Another small change in 1910, which the Scott catalog describes as a redrawn design, removed a spot of color in the ring of the post horn, directly below the crown (Scott #74-95), and revised the appearance of the numeral 3 on the 3-ore (Scott #76) and 30-ore (Scott #89=90) values. This redrawn version of the original design served as the staple for this series for more than 90 years. During that period, Post Horn stamps were printed by letterpress, photogravure (starting in 1937), intaglio (in 1962) and offset lithography (in 1997).

Following the 1940 invasion of Norway by Germany, the country’s stamps were overprinted with a large letter V (Scott #207-219), intended by the Nazi occupiers to signify their victory. Bruce Peterson, writing for the Smithsonian Institution’s Arago website, stated, “This overprint inspired the Norwegian resistance to use the ‘V’ for the phrase ‘Vi vill vinne’ (We will win), which was spread throughout occupied Norway and also featured on a stamp issued by the Norwegian exile government in 1944.”

Norway began to use phosphorescent paper for its postage stamps in 1968, and the first engraved issues of 1962 on ordinary paper (Scott #416-419) were reissued January 23, 1969, on phosphorescent paper.

In 2001, Norway Post commissioned the country’s “most prominent stamp designers,” Sverre Morken and Enzo Finger, to give the Post Horn design “a veritable facelift…The original motif — ingenious in its simplicity — was combined with a modern design and the resulting stamps were met with acclaim by stamp collectors all over the world,” Norway Post reported (Scott #1282A-1291).

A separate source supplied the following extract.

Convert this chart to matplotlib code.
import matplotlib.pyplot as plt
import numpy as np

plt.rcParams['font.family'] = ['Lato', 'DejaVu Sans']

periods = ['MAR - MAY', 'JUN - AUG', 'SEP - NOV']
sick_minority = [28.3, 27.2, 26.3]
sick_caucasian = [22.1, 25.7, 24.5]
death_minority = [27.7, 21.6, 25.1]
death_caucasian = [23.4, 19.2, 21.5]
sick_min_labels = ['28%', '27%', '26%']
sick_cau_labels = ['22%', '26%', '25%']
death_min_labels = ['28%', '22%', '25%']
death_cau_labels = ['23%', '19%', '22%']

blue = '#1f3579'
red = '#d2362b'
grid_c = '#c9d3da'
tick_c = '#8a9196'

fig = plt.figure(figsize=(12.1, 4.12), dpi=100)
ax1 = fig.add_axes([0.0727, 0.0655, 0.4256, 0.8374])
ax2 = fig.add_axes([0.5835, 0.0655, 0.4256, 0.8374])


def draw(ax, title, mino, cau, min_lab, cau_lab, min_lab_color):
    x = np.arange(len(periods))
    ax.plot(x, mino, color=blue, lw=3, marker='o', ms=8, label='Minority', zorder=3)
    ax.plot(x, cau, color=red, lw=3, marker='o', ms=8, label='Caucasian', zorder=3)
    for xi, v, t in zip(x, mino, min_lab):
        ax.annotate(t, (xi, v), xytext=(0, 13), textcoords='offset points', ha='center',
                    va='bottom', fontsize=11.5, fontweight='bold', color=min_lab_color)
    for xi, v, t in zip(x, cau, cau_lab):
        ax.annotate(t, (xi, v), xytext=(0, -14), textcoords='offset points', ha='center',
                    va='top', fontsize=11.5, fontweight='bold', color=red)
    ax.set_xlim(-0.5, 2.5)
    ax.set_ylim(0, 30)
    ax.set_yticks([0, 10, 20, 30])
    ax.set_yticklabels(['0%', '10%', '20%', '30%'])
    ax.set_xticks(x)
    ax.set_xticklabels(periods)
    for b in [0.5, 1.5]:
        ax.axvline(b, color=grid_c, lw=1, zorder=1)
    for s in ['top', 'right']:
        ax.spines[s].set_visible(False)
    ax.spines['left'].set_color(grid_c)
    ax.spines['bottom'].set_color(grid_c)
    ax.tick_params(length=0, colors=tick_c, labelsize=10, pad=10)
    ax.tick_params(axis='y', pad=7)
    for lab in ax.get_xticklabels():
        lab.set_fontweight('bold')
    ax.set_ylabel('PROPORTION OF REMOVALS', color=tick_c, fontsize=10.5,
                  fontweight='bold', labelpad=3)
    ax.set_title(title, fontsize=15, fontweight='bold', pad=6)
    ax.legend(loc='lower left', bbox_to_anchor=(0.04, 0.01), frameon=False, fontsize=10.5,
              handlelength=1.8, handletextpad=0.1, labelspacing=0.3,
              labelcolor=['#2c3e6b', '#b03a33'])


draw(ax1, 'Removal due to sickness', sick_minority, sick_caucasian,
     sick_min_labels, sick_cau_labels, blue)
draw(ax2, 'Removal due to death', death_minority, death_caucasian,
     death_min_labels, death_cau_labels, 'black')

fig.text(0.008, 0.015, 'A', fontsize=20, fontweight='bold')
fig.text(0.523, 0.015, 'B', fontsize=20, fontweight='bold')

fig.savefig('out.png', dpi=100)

The Scott catalogue explains that the differences between the 1910 revision and the 2001 version can be seen in the vertical shading lines, the size and shading of the post horn, and in the corner wings.

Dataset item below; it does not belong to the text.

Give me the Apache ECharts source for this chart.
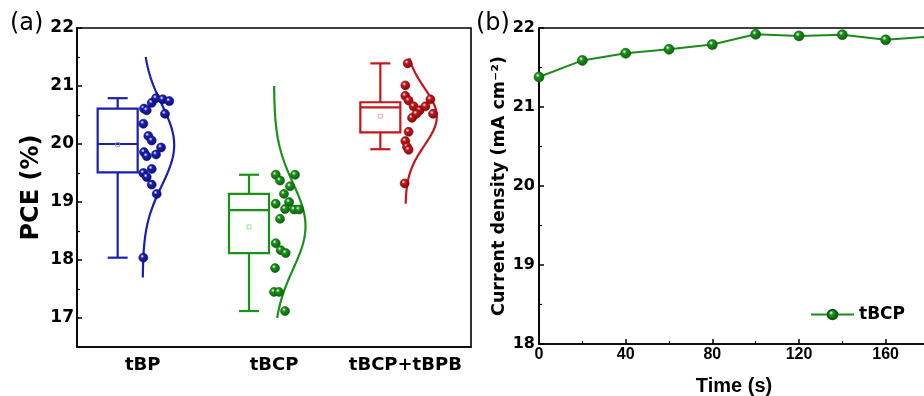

Three more stamps were issued in 2010 with new denominations of 4-krone, 8-krone and 30-krone (Scott #1628-1630) The 30-krone stamp was printed with a silver frame, bringing special attention to its high face value. Between 2010 and 2014, one or two Post Horn stamps have been issued each year by Norway Post, all with higher denominations and silver frames: a 50-krone in 2011 (Scott #1661), a 40-krone in 2012 (Scott #1690), a 10-krone and 20-krone in 2013 (Scott #1723-1724).

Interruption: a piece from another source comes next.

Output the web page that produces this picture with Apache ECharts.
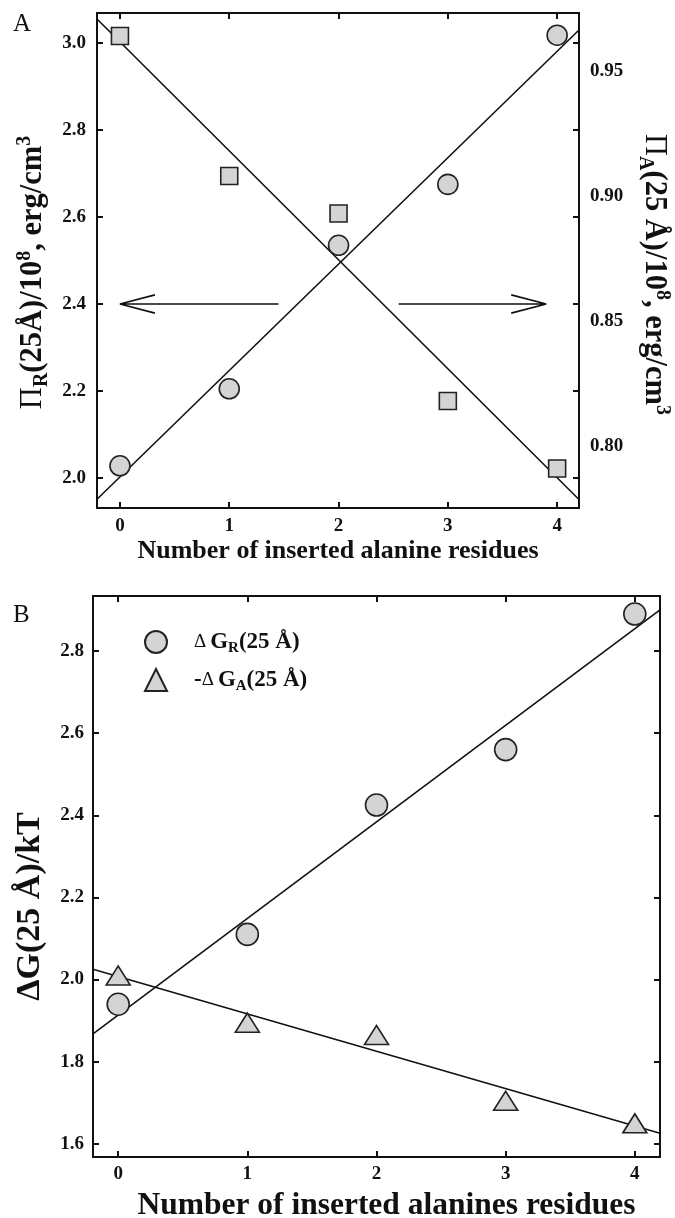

On September 21, 2014, Posten Norge issued a 70-krone Post Horn self-adhesive definitive stamp. Roughly equivalent to $11.33 in United States dollars at the time of its release, the 70-krone value is the highest face value Post Horn stamp issued by Norway in the entire series, and the first to be initially issued as a self-adhesive.  It was designed and engraved by Enzo Finger and Sverre Morken, and offset printed by Joh. Enschede Security Print.

Despite the many varieties found in the Post Horn series that make it a terrific challenge for the stamp collector, those released in the 21st century still bear a very strong resemblance to the very first 3-skilling rose issue from so many years ago. Now that I have grown up, I find something soothing about such series of similarly designed stamps and no longer consider Norway’s Post Horn stamps even remotely boring.